When brought to the surface, the rocks exploded “with a sharp snapping sound,” according to Krause.
Since then, a few other sites, mostly along the Mid-Atlantic Ridge, have been reported with similar “popping rocks.” An attempt by the late Scripps Professor Harmon Craig to locate the site in 1984 proved unsuccessful, largely because the location of the original discovery lacked the precision of today’s navigational technologies.
A team of U.S. and Mexican geologists and students aboard the institution’s Revelle research vessel expedition explored the region early this month, including the area now known as Popcorn Ridge. The mission was aimed at locating the rocks and with them, unique information they could provide about Earth processes.
On Oct. 9, the fifth day of the six-day expedition, the researchers hit the jackpot along the flank of what the scientists are now calling Krause Volcano.

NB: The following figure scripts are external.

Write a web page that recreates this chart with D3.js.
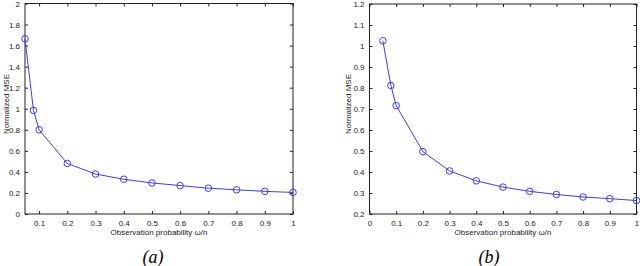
<!DOCTYPE html>
<html>
<head>
<meta charset="utf-8">
<script src="https://cdn.jsdelivr.net/npm/d3@7"></script>
<style>
  body { margin: 0; background: #fff; }
  svg { display: block; }
  .tick text { font-family: "Liberation Sans", Arial, sans-serif; font-size: 8px; fill: #222; }
  .lbl { font-family: "Liberation Sans", Arial, sans-serif; font-size: 8px; fill: #222; }
  .cap { font-family: "Liberation Serif", "Times New Roman", serif; font-style: italic; font-size: 18px; fill: #000; }
</style>
</head>
<body>
<svg width="640" height="266"></svg>
<script>
// observation probability values (shared)
var probs = [0.05, 0.08, 0.1, 0.2, 0.3, 0.4, 0.5, 0.6, 0.7, 0.8, 0.9, 1.0];

// panel (a)
var mseA = [1.665, 0.985, 0.80, 0.48, 0.38, 0.33, 0.295, 0.27, 0.245, 0.23, 0.215, 0.205];
var xTicksA = [0.1, 0.2, 0.3, 0.4, 0.5, 0.6, 0.7, 0.8, 0.9, 1];
var yTicksA = [0, 0.2, 0.4, 0.6, 0.8, 1, 1.2, 1.4, 1.6, 1.8, 2];

// panel (b)
var mseB = [1.025, 0.812, 0.716, 0.497, 0.405, 0.358, 0.328, 0.308, 0.293, 0.281, 0.273, 0.264];
var xTicksB = [0, 0.1, 0.2, 0.3, 0.4, 0.5, 0.6, 0.7, 0.8, 0.9, 1];
var yTicksB = [0.2, 0.3, 0.4, 0.5, 0.6, 0.7, 0.8, 0.9, 1, 1.1, 1.2];

var svg = d3.select("svg");
var blue = "#3c3cff";

function panel(opt) {
  var x = d3.scaleLinear().domain(opt.xDom).range([opt.left, opt.right]);
  var y = d3.scaleLinear().domain(opt.yDom).range([opt.bottom, opt.top]);
  var g = svg.append("g");
  var fmt = d3.format("~g");

  // bottom + top axes (inner ticks)
  g.append("g").attr("transform", "translate(0," + opt.bottom + ")")
    .call(d3.axisBottom(x).tickValues(opt.xTicks).tickSize(-3).tickPadding(6).tickFormat(fmt));
  g.append("g").attr("transform", "translate(0," + opt.top + ")")
    .call(d3.axisTop(x).tickValues(opt.xTicks).tickSize(-3).tickFormat(""));
  g.append("g").attr("transform", "translate(" + opt.left + ",0)")
    .call(d3.axisLeft(y).tickValues(opt.yTicks).tickSize(-3).tickPadding(5).tickFormat(fmt));
  g.append("g").attr("transform", "translate(" + opt.right + ",0)")
    .call(d3.axisRight(y).tickValues(opt.yTicks).tickSize(-3).tickFormat(""));
  g.selectAll(".domain").remove();
  g.selectAll(".tick line").attr("stroke", "#222");

  g.append("rect")
    .attr("x", opt.left).attr("y", opt.top)
    .attr("width", opt.right - opt.left).attr("height", opt.bottom - opt.top)
    .attr("fill", "none").attr("stroke", "#222").attr("stroke-width", 1);

  var pts = probs.map((p, i) => [p, opt.vals[i]]);
  g.append("path")
    .datum(pts)
    .attr("fill", "none").attr("stroke", blue).attr("stroke-width", 1)
    .attr("d", d3.line().x(d => x(d[0])).y(d => y(d[1])));
  g.selectAll("circle.m").data(pts).enter().append("circle")
    .attr("class", "m")
    .attr("cx", d => x(d[0])).attr("cy", d => y(d[1])).attr("r", 3.3)
    .attr("fill", "none").attr("stroke", blue).attr("stroke-width", 1);

  var cx = (opt.left + opt.right) / 2;
  g.append("text").attr("class", "lbl")
    .attr("x", cx).attr("y", opt.bottom + 21).attr("text-anchor", "middle")
    .text("Observation probability ω/n");
  g.append("text").attr("class", "lbl")
    .attr("transform", "translate(" + opt.ylabX + "," + opt.ylabY + ") rotate(-90)")
    .attr("text-anchor", "middle")
    .text("Normalized MSE");
  g.append("text").attr("class", "cap")
    .attr("x", opt.capX).attr("y", 263).attr("text-anchor", "middle")
    .text(opt.cap);
}

panel({ xDom: [0.05, 1], yDom: [0, 2], left: 25, right: 293, top: 3.5, bottom: 214,
        vals: mseA, xTicks: xTicksA, yTicks: yTicksA, ylabX: 8.5, ylabY: 104, capX: 153, cap: "(a)" });
panel({ xDom: [0, 1], yDom: [0.2, 1.2], left: 369.5, right: 636.5, top: 4, bottom: 214,
        vals: mseB, xTicks: xTicksB, yTicks: yTicksB, ylabX: 351, ylabY: 104, capX: 489, cap: "(b)" });
</script>
</body>
</html>
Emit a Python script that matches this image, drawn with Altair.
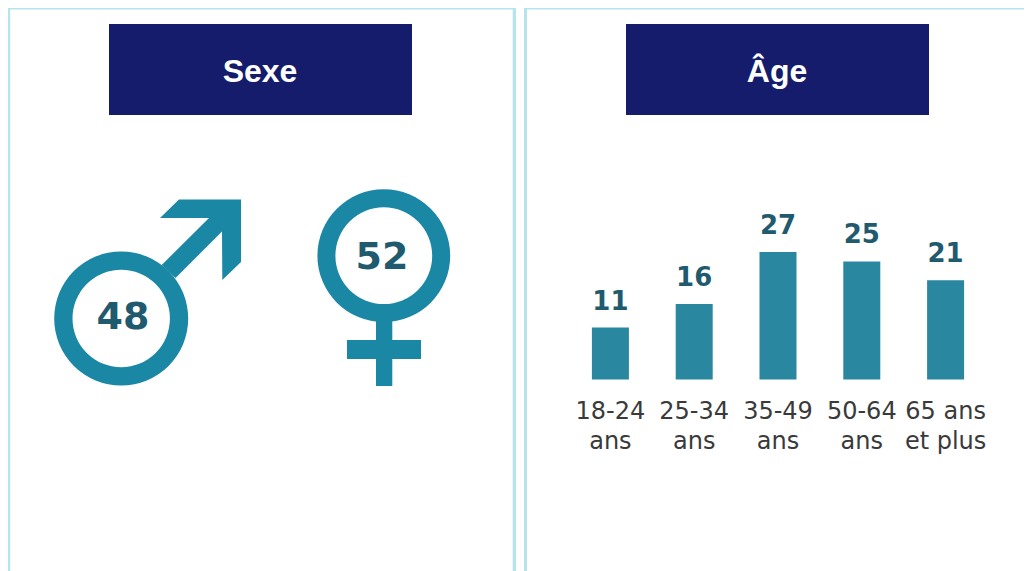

“As soon as we took the rocks out of the water we could hear them popping, much like a firecracker,” said Barry Eakins, a post-doctoral researcher at Scripps and one of the chief scientists on the cruise. “We knew this was a big find.”
Eakins and co-chief scientist Dana Vukajlovich, a Scripps graduate student, say the loud popping sounds are due to high concentrations of volcanic gases trapped in bubbles within the lava rocks that explode when they escape the confining water pressure of the deep ocean floor.
The scientists say the rediscovery will give them the opportunity to study these rare rocks in their Scripps laboratories and to compare them with popping rocks from the Mid-Atlantic Ridge.
Vukajlovich said the rocks are important because the volcanic gases such as carbon dioxide, water vapor, helium and argon that are trapped in the bubbles did not escape during eruption and therefore should represent the concentrations of these gases in Earth’s mantle, the layer of Earth between the crust and the core.
Eakins believes this will give researchers more information about the inventory of these gases within Earth and help them better understand the origin and history of Earth’s atmosphere. “These rocks will be the source of research for decades,” Eakins said.